I want to make a program that checks whether a file (path) contains text that can be "printed."

For example:

interesting = [apple.txt, plane.mov, yeezer.mp3, joker.py]

So apple and joker would be printed, but plane and yeezer would result in an error.

Is there an existing function that I can get to do this or should I just brute force it (check the file type manually to see if it can contain text)?

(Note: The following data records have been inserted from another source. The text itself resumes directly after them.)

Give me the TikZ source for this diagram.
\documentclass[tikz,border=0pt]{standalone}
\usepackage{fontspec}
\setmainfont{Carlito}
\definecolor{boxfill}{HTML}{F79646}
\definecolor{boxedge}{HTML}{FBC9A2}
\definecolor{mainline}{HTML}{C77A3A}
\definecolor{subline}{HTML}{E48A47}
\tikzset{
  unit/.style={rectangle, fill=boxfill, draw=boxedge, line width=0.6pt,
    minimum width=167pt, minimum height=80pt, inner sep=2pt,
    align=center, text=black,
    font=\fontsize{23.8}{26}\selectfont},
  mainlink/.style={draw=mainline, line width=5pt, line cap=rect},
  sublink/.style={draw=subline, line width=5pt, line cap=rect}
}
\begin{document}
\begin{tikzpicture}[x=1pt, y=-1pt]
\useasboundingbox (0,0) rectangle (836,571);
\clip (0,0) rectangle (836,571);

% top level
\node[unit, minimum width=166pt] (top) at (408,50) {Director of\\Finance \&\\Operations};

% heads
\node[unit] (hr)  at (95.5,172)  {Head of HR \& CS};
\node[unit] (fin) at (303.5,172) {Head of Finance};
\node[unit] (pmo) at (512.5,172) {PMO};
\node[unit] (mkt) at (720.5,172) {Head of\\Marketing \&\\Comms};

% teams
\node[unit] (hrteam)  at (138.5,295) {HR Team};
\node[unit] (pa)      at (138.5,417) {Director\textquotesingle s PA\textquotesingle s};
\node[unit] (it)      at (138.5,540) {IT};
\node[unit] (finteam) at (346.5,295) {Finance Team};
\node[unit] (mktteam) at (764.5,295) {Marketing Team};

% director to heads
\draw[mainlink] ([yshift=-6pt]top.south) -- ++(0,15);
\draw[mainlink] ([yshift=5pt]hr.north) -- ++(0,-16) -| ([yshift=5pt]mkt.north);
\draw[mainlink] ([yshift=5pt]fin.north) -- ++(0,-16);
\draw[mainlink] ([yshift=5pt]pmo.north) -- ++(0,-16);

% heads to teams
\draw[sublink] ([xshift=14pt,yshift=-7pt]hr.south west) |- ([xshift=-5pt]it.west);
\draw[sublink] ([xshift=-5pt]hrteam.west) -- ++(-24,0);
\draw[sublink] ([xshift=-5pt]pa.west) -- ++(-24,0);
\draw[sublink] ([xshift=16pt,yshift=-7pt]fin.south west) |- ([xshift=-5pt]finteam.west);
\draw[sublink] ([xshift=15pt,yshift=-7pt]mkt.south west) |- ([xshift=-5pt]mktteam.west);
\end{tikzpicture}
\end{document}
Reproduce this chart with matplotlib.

Edit: I found a solution, just use try/except. If trying open(path, r) is an error then it's not a text file, if it is not then we can print.

  • 1
    Define "can be printed". Any file fundamentally contains bytes which can be printed to the terminal if you like. What distinction are you trying to draw here? – Silvio Mayolo Jul 05 '21 at 23:46
  • You could make a list of file extensions which should be printed, or you could use a library like [filemagic](https://pypi.org/project/filemagic/) to decide which files are printable. There's some ambiguity in your question, though. For example, is an HTML file printable? – Nick ODell Jul 05 '21 at 23:49
  • does this help [How can I detect if a file is binary (non-text) in Python?](https://stackoverflow.com/questions/898669/how-can-i-detect-if-a-file-is-binary-non-text-in-python) – Lei Yang Jul 06 '21 at 01:10
  • @LeiYang Thanks, I just made my own solution, it turned out to be similar to one on that post. – Titan31 Hunter29 Jul 06 '21 at 05:23

1 Answers1

0

Silvio Mayolo made an excellent comment. To extend further, use your definition of what file types are considered "printable" and include these in your regular expression matching for each filename to avoid implementing any sort of print function where unnecessary.